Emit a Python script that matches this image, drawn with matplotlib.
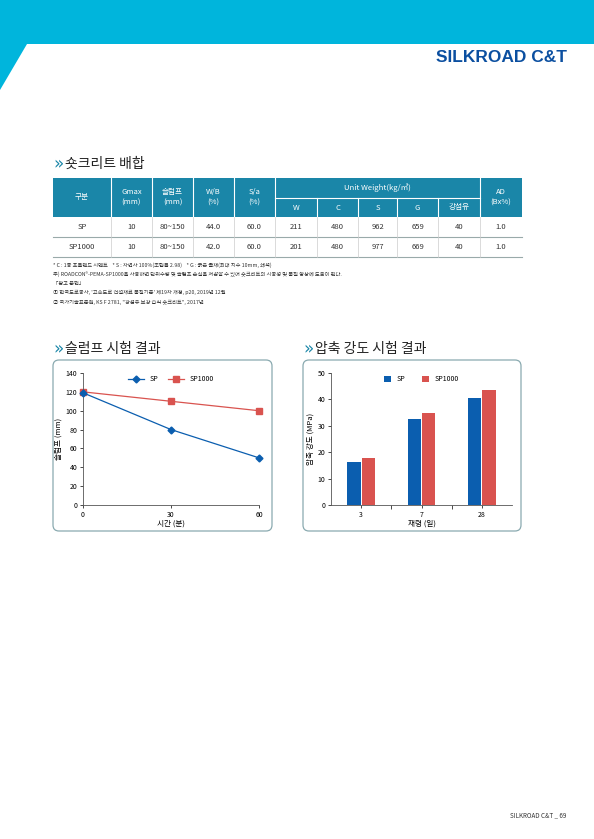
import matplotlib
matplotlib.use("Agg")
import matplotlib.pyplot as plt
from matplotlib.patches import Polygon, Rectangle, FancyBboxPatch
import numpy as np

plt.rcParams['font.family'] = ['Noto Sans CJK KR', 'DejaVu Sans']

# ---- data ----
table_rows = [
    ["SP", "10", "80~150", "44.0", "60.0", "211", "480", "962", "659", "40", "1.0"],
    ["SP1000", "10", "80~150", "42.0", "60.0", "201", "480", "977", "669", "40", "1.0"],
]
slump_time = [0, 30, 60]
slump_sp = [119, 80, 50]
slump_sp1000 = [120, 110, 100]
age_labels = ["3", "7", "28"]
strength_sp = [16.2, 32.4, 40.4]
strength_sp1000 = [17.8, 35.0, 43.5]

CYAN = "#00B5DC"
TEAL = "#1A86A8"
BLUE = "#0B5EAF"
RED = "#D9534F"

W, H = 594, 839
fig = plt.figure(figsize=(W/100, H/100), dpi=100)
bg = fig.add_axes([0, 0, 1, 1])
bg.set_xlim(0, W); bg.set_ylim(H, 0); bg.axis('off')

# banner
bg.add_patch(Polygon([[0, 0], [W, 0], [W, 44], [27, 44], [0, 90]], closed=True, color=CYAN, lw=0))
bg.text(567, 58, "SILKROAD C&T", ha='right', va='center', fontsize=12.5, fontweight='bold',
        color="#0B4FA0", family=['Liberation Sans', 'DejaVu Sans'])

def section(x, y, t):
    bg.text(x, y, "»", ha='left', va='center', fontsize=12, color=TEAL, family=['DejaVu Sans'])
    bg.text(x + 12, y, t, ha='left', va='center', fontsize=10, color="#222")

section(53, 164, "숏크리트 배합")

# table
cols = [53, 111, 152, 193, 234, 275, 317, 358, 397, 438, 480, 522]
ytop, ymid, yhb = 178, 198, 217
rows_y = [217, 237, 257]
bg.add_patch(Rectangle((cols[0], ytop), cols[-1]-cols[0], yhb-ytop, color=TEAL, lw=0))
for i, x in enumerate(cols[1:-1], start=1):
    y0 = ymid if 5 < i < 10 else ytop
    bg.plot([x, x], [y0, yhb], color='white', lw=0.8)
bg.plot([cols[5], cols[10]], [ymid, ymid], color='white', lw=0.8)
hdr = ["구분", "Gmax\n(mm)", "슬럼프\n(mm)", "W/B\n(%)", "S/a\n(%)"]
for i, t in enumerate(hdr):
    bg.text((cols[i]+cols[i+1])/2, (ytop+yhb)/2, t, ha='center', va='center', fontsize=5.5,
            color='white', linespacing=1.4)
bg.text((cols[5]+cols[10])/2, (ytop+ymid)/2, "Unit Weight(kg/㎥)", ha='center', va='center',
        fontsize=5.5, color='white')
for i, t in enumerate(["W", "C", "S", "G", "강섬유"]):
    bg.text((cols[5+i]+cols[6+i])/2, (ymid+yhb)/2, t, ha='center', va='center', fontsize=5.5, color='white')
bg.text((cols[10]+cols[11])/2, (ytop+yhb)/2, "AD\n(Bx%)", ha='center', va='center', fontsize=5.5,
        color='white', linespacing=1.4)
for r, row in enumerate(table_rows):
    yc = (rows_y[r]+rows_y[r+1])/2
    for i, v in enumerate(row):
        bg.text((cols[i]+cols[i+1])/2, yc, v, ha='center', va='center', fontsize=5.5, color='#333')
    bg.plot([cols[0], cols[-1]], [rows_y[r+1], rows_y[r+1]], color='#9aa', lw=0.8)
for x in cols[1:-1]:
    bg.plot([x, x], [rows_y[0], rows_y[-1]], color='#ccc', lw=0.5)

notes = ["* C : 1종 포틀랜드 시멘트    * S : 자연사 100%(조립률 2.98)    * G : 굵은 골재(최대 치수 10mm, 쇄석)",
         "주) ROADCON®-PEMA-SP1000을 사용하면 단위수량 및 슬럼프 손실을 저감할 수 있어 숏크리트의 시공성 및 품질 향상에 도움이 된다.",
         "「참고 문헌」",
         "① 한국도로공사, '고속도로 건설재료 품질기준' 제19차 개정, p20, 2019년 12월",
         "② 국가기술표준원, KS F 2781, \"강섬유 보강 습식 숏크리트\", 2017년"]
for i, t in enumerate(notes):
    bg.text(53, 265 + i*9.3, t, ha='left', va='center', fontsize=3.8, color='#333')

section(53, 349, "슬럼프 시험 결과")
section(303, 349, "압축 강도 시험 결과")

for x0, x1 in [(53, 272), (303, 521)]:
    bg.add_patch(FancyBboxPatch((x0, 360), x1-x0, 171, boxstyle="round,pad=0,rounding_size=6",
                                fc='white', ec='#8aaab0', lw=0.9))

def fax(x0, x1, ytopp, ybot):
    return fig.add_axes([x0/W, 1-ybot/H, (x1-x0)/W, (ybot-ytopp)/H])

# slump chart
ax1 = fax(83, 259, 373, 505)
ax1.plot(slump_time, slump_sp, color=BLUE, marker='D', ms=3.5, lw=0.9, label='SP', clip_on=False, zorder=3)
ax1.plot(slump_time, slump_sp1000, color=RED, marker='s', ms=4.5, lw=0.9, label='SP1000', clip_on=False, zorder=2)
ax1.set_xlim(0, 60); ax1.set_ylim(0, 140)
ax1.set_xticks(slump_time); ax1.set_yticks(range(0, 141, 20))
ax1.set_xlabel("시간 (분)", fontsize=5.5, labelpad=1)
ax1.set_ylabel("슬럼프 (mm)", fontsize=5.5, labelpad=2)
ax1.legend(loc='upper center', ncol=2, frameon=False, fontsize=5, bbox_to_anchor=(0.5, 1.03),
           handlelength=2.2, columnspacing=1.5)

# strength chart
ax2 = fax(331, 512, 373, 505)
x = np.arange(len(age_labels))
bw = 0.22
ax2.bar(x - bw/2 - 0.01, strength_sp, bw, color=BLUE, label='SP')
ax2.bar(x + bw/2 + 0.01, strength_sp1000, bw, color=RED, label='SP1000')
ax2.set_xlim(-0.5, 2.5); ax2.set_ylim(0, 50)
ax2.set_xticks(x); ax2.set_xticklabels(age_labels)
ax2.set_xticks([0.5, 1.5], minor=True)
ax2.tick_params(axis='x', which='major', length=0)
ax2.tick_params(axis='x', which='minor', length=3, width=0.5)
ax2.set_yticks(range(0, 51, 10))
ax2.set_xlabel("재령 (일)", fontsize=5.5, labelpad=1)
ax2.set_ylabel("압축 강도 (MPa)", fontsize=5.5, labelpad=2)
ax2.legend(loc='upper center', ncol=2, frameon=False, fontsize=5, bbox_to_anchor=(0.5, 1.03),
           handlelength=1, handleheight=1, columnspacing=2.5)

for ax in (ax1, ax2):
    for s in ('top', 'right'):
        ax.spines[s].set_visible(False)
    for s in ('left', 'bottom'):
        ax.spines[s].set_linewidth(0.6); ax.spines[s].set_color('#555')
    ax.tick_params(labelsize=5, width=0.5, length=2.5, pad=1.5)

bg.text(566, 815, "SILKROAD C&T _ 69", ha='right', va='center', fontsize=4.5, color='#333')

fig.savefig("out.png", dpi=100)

◇ ◇ ◇

All the lines above are to be given again exactly as they read, with the pictures removed.

WRITTEN ANSWER.
Emit a Python script that matches this image, drawn with matplotlib.
import matplotlib
matplotlib.use("Agg")
import matplotlib.pyplot as plt
from matplotlib.patches import Polygon, Rectangle, FancyBboxPatch
import numpy as np

plt.rcParams['font.family'] = ['Noto Sans CJK KR', 'DejaVu Sans']

# ---- data ----
table_rows = [
    ["SP", "10", "80~150", "44.0", "60.0", "211", "480", "962", "659", "40", "1.0"],
    ["SP1000", "10", "80~150", "42.0", "60.0", "201", "480", "977", "669", "40", "1.0"],
]
slump_time = [0, 30, 60]
slump_sp = [119, 80, 50]
slump_sp1000 = [120, 110, 100]
age_labels = ["3", "7", "28"]
strength_sp = [16.2, 32.4, 40.4]
strength_sp1000 = [17.8, 35.0, 43.5]

CYAN = "#00B5DC"
TEAL = "#1A86A8"
BLUE = "#0B5EAF"
RED = "#D9534F"

W, H = 594, 839
fig = plt.figure(figsize=(W/100, H/100), dpi=100)
bg = fig.add_axes([0, 0, 1, 1])
bg.set_xlim(0, W); bg.set_ylim(H, 0); bg.axis('off')

# banner
bg.add_patch(Polygon([[0, 0], [W, 0], [W, 44], [27, 44], [0, 90]], closed=True, color=CYAN, lw=0))
bg.text(567, 58, "SILKROAD C&T", ha='right', va='center', fontsize=12.5, fontweight='bold',
        color="#0B4FA0", family=['Liberation Sans', 'DejaVu Sans'])

def section(x, y, t):
    bg.text(x, y, "»", ha='left', va='center', fontsize=12, color=TEAL, family=['DejaVu Sans'])
    bg.text(x + 12, y, t, ha='left', va='center', fontsize=10, color="#222")

section(53, 164, "숏크리트 배합")

# table
cols = [53, 111, 152, 193, 234, 275, 317, 358, 397, 438, 480, 522]
ytop, ymid, yhb = 178, 198, 217
rows_y = [217, 237, 257]
bg.add_patch(Rectangle((cols[0], ytop), cols[-1]-cols[0], yhb-ytop, color=TEAL, lw=0))
for i, x in enumerate(cols[1:-1], start=1):
    y0 = ymid if 5 < i < 10 else ytop
    bg.plot([x, x], [y0, yhb], color='white', lw=0.8)
bg.plot([cols[5], cols[10]], [ymid, ymid], color='white', lw=0.8)
hdr = ["구분", "Gmax\n(mm)", "슬럼프\n(mm)", "W/B\n(%)", "S/a\n(%)"]
for i, t in enumerate(hdr):
    bg.text((cols[i]+cols[i+1])/2, (ytop+yhb)/2, t, ha='center', va='center', fontsize=5.5,
            color='white', linespacing=1.4)
bg.text((cols[5]+cols[10])/2, (ytop+ymid)/2, "Unit Weight(kg/㎥)", ha='center', va='center',
        fontsize=5.5, color='white')
for i, t in enumerate(["W", "C", "S", "G", "강섬유"]):
    bg.text((cols[5+i]+cols[6+i])/2, (ymid+yhb)/2, t, ha='center', va='center', fontsize=5.5, color='white')
bg.text((cols[10]+cols[11])/2, (ytop+yhb)/2, "AD\n(Bx%)", ha='center', va='center', fontsize=5.5,
        color='white', linespacing=1.4)
for r, row in enumerate(table_rows):
    yc = (rows_y[r]+rows_y[r+1])/2
    for i, v in enumerate(row):
        bg.text((cols[i]+cols[i+1])/2, yc, v, ha='center', va='center', fontsize=5.5, color='#333')
    bg.plot([cols[0], cols[-1]], [rows_y[r+1], rows_y[r+1]], color='#9aa', lw=0.8)
for x in cols[1:-1]:
    bg.plot([x, x], [rows_y[0], rows_y[-1]], color='#ccc', lw=0.5)

notes = ["* C : 1종 포틀랜드 시멘트    * S : 자연사 100%(조립률 2.98)    * G : 굵은 골재(최대 치수 10mm, 쇄석)",
         "주) ROADCON®-PEMA-SP1000을 사용하면 단위수량 및 슬럼프 손실을 저감할 수 있어 숏크리트의 시공성 및 품질 향상에 도움이 된다.",
         "「참고 문헌」",
         "① 한국도로공사, '고속도로 건설재료 품질기준' 제19차 개정, p20, 2019년 12월",
         "② 국가기술표준원, KS F 2781, \"강섬유 보강 습식 숏크리트\", 2017년"]
for i, t in enumerate(notes):
    bg.text(53, 265 + i*9.3, t, ha='left', va='center', fontsize=3.8, color='#333')

section(53, 349, "슬럼프 시험 결과")
section(303, 349, "압축 강도 시험 결과")

for x0, x1 in [(53, 272), (303, 521)]:
    bg.add_patch(FancyBboxPatch((x0, 360), x1-x0, 171, boxstyle="round,pad=0,rounding_size=6",
                                fc='white', ec='#8aaab0', lw=0.9))

def fax(x0, x1, ytopp, ybot):
    return fig.add_axes([x0/W, 1-ybot/H, (x1-x0)/W, (ybot-ytopp)/H])

# slump chart
ax1 = fax(83, 259, 373, 505)
ax1.plot(slump_time, slump_sp, color=BLUE, marker='D', ms=3.5, lw=0.9, label='SP', clip_on=False, zorder=3)
ax1.plot(slump_time, slump_sp1000, color=RED, marker='s', ms=4.5, lw=0.9, label='SP1000', clip_on=False, zorder=2)
ax1.set_xlim(0, 60); ax1.set_ylim(0, 140)
ax1.set_xticks(slump_time); ax1.set_yticks(range(0, 141, 20))
ax1.set_xlabel("시간 (분)", fontsize=5.5, labelpad=1)
ax1.set_ylabel("슬럼프 (mm)", fontsize=5.5, labelpad=2)
ax1.legend(loc='upper center', ncol=2, frameon=False, fontsize=5, bbox_to_anchor=(0.5, 1.03),
           handlelength=2.2, columnspacing=1.5)

# strength chart
ax2 = fax(331, 512, 373, 505)
x = np.arange(len(age_labels))
bw = 0.22
ax2.bar(x - bw/2 - 0.01, strength_sp, bw, color=BLUE, label='SP')
ax2.bar(x + bw/2 + 0.01, strength_sp1000, bw, color=RED, label='SP1000')
ax2.set_xlim(-0.5, 2.5); ax2.set_ylim(0, 50)
ax2.set_xticks(x); ax2.set_xticklabels(age_labels)
ax2.set_xticks([0.5, 1.5], minor=True)
ax2.tick_params(axis='x', which='major', length=0)
ax2.tick_params(axis='x', which='minor', length=3, width=0.5)
ax2.set_yticks(range(0, 51, 10))
ax2.set_xlabel("재령 (일)", fontsize=5.5, labelpad=1)
ax2.set_ylabel("압축 강도 (MPa)", fontsize=5.5, labelpad=2)
ax2.legend(loc='upper center', ncol=2, frameon=False, fontsize=5, bbox_to_anchor=(0.5, 1.03),
           handlelength=1, handleheight=1, columnspacing=2.5)

for ax in (ax1, ax2):
    for s in ('top', 'right'):
        ax.spines[s].set_visible(False)
    for s in ('left', 'bottom'):
        ax.spines[s].set_linewidth(0.6); ax.spines[s].set_color('#555')
    ax.tick_params(labelsize=5, width=0.5, length=2.5, pad=1.5)

bg.text(566, 815, "SILKROAD C&T _ 69", ha='right', va='center', fontsize=4.5, color='#333')

fig.savefig("out.png", dpi=100)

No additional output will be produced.